By Geraldina Colotti on February 21, 2023
There is a beautiful photo of a very young Daniel Ortega, with his fist raised under a painting of Sandino, which is still circulating on the web. This image was later used by the everlasting western-style critics to denounce how far away that image was from the Ortega of today, how far away the hopes of the revolution were.
A popular revolution that, in 1979, inspired by the national hero Augusto Sandino, with broad participation, and the unity of the various social classes, the fall of ideological barriers between Christians and Marxists, the abolition of the death penalty, the re-education of executioners, and included priests in the revolutionary government. The Ministry of the Interior called itself “sentinel of the people’s joy”. It was a revolution of poets and painters turned into ministers and generals, a gigantic campaign to make 60% of the population literate, had raised hopes similar to those of the Cuban revolution.
Distant hopes, said many well-known figures of that revolution, from their lofts in Miami. That those same figures had supported the majority of the programs of the right, after the defeat in the 1990 elections, was soon forgotten. Just as the titanic struggle then waged by imperialism to prevent any sign of victory of the proletariat from filtering into the Western camp, on the eve of the great international restructurings designed to cut the road to class struggle, was quickly forgotten.
To recall some elements of the strong entry of reactionary forces into the camp, suffice it to mention the invasion of Panama at the end of December 1989, and the consequent blockade of the Nicaraguan government’s dollar deposits by Washington. Then came the collapse of the socialist countries of the East. In the Iran-Contra scandal trial, then US President Ronald Reagan admitted to having financed the Nicaraguan counterrevolutionaries between 1984 and 1986.

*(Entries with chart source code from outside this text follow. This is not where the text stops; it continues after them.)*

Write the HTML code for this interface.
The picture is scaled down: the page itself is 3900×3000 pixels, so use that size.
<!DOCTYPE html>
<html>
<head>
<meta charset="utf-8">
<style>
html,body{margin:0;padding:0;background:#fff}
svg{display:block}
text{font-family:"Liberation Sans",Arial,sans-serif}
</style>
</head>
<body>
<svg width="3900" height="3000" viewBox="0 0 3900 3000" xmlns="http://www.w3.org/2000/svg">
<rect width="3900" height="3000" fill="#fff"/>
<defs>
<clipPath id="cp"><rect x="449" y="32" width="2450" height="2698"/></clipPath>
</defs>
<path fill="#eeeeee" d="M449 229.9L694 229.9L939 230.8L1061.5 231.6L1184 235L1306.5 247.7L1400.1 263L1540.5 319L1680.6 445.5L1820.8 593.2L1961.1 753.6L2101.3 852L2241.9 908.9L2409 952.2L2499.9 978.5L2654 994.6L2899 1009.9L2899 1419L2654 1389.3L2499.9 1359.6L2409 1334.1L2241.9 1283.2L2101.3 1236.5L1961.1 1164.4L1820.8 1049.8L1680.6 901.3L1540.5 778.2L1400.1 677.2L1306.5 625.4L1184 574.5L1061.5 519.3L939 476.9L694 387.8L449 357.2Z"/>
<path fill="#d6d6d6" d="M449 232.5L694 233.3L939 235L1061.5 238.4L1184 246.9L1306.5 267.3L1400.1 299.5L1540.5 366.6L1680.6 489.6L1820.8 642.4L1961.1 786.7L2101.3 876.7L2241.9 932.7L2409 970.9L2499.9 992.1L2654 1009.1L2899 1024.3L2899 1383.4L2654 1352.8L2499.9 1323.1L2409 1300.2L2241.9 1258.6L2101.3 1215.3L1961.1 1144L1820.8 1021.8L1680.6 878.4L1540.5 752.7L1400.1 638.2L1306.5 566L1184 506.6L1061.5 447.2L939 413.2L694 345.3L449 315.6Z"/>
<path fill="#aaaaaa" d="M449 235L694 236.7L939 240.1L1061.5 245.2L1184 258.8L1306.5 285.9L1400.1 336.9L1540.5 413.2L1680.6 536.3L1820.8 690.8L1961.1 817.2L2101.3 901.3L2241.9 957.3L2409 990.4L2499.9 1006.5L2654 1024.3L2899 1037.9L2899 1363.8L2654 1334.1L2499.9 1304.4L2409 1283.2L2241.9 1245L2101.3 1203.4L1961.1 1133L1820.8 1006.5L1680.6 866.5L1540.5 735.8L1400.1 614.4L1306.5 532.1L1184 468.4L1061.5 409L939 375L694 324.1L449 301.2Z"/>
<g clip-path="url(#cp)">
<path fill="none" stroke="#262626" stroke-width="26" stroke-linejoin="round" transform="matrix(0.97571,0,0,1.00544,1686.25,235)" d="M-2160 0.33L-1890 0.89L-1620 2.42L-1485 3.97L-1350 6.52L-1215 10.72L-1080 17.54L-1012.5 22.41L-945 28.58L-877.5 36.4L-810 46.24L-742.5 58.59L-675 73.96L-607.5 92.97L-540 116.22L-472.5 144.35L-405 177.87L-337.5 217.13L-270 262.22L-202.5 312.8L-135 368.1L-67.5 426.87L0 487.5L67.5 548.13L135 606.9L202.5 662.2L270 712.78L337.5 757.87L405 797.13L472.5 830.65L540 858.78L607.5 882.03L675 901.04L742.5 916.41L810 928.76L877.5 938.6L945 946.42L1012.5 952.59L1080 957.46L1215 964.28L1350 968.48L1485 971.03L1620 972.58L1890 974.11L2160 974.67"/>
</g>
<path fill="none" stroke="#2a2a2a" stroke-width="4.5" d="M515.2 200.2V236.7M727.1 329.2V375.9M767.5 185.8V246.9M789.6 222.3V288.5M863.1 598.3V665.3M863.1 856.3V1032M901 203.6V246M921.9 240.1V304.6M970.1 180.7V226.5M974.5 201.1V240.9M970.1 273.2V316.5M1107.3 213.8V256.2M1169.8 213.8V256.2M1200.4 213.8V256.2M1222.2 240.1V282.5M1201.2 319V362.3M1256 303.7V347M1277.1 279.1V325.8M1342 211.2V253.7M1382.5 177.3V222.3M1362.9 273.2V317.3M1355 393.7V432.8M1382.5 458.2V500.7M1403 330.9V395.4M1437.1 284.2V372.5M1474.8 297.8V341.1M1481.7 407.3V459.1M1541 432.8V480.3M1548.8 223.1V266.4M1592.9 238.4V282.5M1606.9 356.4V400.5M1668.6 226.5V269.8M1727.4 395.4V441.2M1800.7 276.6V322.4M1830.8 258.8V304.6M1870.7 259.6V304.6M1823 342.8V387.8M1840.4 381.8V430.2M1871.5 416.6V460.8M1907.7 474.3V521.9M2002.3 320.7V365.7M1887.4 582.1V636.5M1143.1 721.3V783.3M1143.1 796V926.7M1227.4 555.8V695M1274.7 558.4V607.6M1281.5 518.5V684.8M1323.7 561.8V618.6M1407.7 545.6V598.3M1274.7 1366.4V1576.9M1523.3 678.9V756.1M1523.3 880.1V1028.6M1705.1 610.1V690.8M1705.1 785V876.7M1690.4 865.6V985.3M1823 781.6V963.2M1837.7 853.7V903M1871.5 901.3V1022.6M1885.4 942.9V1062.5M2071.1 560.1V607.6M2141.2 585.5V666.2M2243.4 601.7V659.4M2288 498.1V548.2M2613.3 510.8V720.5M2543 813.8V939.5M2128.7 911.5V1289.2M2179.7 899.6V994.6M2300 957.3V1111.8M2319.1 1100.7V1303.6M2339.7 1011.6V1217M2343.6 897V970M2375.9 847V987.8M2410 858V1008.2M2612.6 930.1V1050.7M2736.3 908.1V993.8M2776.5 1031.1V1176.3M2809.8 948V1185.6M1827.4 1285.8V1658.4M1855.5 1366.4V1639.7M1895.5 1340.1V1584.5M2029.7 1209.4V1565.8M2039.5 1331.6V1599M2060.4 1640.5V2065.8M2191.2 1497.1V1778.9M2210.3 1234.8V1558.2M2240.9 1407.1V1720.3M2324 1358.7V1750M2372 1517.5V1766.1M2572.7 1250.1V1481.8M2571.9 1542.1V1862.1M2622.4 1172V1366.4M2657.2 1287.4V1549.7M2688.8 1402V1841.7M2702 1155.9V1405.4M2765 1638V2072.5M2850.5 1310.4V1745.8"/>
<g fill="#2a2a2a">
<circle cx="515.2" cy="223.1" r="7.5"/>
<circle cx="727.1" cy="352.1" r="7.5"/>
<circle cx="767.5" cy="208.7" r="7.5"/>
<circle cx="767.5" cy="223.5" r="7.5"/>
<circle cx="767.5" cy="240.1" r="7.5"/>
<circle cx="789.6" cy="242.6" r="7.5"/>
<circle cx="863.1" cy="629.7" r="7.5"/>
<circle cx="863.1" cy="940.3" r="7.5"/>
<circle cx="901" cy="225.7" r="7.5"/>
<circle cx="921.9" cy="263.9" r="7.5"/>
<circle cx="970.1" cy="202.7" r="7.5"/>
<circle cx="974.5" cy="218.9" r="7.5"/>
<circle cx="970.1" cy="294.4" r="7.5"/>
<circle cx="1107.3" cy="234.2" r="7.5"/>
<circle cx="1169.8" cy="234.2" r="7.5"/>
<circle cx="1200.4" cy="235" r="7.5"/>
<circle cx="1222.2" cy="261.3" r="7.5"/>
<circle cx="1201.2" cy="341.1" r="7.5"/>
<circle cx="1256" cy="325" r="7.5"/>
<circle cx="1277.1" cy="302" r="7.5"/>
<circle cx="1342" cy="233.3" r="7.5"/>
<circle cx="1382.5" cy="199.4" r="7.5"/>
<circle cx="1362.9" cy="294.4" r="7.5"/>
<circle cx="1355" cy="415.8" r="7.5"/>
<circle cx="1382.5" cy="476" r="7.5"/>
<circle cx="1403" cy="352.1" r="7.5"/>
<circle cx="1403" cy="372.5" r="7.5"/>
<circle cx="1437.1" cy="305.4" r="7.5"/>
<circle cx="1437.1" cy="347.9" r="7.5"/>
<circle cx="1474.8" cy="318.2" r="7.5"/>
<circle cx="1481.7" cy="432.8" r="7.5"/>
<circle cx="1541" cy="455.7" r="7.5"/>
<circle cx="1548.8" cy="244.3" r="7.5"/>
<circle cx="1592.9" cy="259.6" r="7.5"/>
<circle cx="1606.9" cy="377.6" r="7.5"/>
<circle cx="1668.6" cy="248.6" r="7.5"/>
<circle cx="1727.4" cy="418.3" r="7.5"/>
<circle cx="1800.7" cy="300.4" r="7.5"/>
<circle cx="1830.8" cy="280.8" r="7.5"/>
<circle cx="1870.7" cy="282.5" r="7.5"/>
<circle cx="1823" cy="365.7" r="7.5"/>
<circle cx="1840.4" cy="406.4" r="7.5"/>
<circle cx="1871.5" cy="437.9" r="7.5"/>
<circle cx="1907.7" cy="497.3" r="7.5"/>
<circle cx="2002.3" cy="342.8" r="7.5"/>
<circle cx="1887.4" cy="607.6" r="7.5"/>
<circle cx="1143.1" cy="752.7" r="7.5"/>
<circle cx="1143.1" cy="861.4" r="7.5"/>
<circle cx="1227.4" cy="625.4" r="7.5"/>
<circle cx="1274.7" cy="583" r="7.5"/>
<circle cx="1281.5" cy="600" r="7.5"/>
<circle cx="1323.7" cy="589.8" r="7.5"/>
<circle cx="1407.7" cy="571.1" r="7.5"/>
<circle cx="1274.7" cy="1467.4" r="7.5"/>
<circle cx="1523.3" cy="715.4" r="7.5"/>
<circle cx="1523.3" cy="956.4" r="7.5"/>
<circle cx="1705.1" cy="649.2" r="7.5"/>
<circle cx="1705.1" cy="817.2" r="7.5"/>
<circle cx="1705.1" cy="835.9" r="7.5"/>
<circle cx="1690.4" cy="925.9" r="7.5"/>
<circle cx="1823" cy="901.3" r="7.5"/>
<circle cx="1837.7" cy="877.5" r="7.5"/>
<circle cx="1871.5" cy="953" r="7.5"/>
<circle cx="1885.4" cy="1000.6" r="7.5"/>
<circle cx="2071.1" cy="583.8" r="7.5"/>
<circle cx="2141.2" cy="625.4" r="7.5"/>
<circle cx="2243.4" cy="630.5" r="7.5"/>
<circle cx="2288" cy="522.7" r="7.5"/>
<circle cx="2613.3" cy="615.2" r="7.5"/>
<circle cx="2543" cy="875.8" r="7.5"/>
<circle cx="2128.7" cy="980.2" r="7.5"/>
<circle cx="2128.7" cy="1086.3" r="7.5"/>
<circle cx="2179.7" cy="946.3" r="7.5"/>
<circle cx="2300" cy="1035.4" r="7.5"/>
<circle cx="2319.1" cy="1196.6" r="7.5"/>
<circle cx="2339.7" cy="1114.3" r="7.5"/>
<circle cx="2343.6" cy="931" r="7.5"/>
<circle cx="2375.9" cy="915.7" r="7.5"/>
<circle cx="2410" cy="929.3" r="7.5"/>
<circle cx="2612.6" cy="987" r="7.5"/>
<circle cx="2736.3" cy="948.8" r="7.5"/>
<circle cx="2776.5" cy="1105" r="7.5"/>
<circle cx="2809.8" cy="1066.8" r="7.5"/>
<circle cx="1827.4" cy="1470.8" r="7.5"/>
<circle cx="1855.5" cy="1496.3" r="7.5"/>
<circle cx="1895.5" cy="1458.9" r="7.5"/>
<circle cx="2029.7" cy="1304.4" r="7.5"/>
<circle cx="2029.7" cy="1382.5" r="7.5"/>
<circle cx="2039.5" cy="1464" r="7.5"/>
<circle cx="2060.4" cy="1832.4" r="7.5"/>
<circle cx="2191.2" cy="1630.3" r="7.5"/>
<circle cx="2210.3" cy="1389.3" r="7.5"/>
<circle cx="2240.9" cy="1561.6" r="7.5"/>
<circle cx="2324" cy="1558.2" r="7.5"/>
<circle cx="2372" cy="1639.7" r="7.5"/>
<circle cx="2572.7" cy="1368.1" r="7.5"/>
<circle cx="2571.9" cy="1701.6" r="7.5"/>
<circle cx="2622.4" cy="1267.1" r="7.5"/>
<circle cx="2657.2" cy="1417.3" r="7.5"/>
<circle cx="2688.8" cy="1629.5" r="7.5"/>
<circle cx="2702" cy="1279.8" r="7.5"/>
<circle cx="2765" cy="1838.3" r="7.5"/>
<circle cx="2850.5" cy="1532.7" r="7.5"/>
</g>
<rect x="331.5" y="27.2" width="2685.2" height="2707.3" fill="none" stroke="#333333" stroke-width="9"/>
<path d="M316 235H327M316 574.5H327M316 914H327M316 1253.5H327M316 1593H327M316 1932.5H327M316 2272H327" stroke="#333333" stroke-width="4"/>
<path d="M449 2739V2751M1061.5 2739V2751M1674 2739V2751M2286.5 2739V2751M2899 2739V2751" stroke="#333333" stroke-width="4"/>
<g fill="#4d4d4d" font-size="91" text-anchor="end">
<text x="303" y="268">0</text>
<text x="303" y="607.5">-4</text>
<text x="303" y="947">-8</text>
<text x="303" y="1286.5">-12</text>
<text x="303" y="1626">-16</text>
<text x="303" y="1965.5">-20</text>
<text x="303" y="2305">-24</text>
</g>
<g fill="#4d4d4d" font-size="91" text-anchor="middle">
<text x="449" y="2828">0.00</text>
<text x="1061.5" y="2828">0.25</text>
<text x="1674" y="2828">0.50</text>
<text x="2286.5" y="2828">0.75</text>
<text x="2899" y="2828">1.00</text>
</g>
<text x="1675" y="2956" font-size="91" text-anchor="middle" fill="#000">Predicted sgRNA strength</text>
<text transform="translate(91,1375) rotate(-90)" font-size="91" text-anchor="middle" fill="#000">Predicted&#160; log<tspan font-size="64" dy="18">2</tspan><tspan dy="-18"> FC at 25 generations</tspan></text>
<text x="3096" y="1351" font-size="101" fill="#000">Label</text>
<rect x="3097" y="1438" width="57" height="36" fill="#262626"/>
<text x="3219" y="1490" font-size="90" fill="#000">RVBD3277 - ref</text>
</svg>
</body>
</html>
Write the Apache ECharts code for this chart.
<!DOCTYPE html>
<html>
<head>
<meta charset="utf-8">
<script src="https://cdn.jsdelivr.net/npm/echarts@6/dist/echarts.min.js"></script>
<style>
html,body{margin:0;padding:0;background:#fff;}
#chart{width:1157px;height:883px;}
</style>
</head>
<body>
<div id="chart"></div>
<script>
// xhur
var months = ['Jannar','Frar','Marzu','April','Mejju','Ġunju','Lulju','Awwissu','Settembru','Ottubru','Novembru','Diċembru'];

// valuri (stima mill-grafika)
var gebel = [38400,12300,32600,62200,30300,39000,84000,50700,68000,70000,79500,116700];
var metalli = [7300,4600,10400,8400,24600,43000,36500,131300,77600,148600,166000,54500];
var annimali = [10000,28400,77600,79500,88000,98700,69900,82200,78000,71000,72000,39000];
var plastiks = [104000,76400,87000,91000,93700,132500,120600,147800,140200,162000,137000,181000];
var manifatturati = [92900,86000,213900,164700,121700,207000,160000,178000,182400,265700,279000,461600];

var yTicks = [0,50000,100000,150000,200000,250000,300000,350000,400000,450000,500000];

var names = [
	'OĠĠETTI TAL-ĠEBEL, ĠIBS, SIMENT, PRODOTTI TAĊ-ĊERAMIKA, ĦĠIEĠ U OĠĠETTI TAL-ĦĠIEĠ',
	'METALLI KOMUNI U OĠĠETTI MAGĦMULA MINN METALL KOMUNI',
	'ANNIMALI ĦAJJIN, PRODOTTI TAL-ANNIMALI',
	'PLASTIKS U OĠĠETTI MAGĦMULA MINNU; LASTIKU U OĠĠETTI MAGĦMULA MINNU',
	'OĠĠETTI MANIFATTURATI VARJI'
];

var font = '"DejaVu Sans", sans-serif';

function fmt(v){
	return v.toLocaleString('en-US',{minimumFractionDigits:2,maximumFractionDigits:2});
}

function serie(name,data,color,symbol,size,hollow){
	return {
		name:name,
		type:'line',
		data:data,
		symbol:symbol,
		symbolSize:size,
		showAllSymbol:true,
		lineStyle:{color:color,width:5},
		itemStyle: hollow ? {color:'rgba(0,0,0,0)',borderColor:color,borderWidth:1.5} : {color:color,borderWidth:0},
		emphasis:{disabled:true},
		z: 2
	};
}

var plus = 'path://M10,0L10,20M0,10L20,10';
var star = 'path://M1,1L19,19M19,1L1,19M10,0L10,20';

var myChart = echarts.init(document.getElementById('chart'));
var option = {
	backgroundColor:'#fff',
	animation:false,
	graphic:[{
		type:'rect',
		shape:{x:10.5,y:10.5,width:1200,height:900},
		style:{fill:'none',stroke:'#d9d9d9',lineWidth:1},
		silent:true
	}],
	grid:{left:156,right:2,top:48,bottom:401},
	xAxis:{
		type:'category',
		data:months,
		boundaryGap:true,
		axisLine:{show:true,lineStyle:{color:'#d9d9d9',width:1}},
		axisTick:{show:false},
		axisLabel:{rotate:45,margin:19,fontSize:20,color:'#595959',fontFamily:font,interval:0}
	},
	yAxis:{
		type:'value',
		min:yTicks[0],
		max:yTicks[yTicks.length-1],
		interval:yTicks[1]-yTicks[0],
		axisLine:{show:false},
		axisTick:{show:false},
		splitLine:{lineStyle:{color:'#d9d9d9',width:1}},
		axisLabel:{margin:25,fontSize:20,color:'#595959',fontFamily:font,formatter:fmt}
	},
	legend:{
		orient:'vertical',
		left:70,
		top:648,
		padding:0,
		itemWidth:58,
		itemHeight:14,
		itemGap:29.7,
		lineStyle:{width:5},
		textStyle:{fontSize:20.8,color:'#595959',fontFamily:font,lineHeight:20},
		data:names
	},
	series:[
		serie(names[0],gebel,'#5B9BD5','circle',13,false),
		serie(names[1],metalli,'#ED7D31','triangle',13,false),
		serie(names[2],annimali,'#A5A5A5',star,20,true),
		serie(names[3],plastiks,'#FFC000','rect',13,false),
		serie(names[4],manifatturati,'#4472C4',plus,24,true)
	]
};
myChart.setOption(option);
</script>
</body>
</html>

With the end of the Sandinista government, the prescriptions of the International Monetary Fund and the World Bank were implemented. But some sectors of the workers resisted. It was Daniel Ortega who traveled the length and breadth of the country to keep that resistance alive. And it was always Daniel who organized the rescue of a country that fell into the abyss, and who led the FSLN to electoral victory, after 16 years, in 2006, by joining the Latin American integration of Cuba and Venezuela. And it is still Daniel, together with the party founded in 1961 in the name of Sandino – assassinated on February 21, 1934 – who today assumes the weight of choice and decision, in this phase of encirclement of the revolution.
In April 1922, Lenin wrote a brief article published in Pravda titled, “We Paid too Much”, in which he criticized the concessions made by two important members of the party to the representatives of the three Internationals, in connection with the trials being carried out against former revolutionaries.
But what concession has the international bourgeoisie made to us, asks Lenin, would their governments agree to promise not to apply the death penalty to their political opponents? They would not, while we are witnessing – he says – “the struggle of the reactionary bourgeoisie against the revolutionary proletariat”. And perhaps this situation has changed now that the popular masses, with some exceptions in the countries of the South, no longer seem capable of opposing the powerful attack of the imperialist forces?
Of course, Lenin, the revolutionary capable of great advances, the man of the united front and the the New Economic Period (NEP), does not evade the narrow doors that present themselves to the proletariat, but he knows when it is necessary to put one’s feet in order to go through the doors without losing one’s head.
This is an experience that the Sandinista revolution has already known in depth. And today, on the anniversary of the assassination of Augusto Sandino, it seems to say to all those talking crickets, to all the lapdogs of the empire, “We have already paid too much”.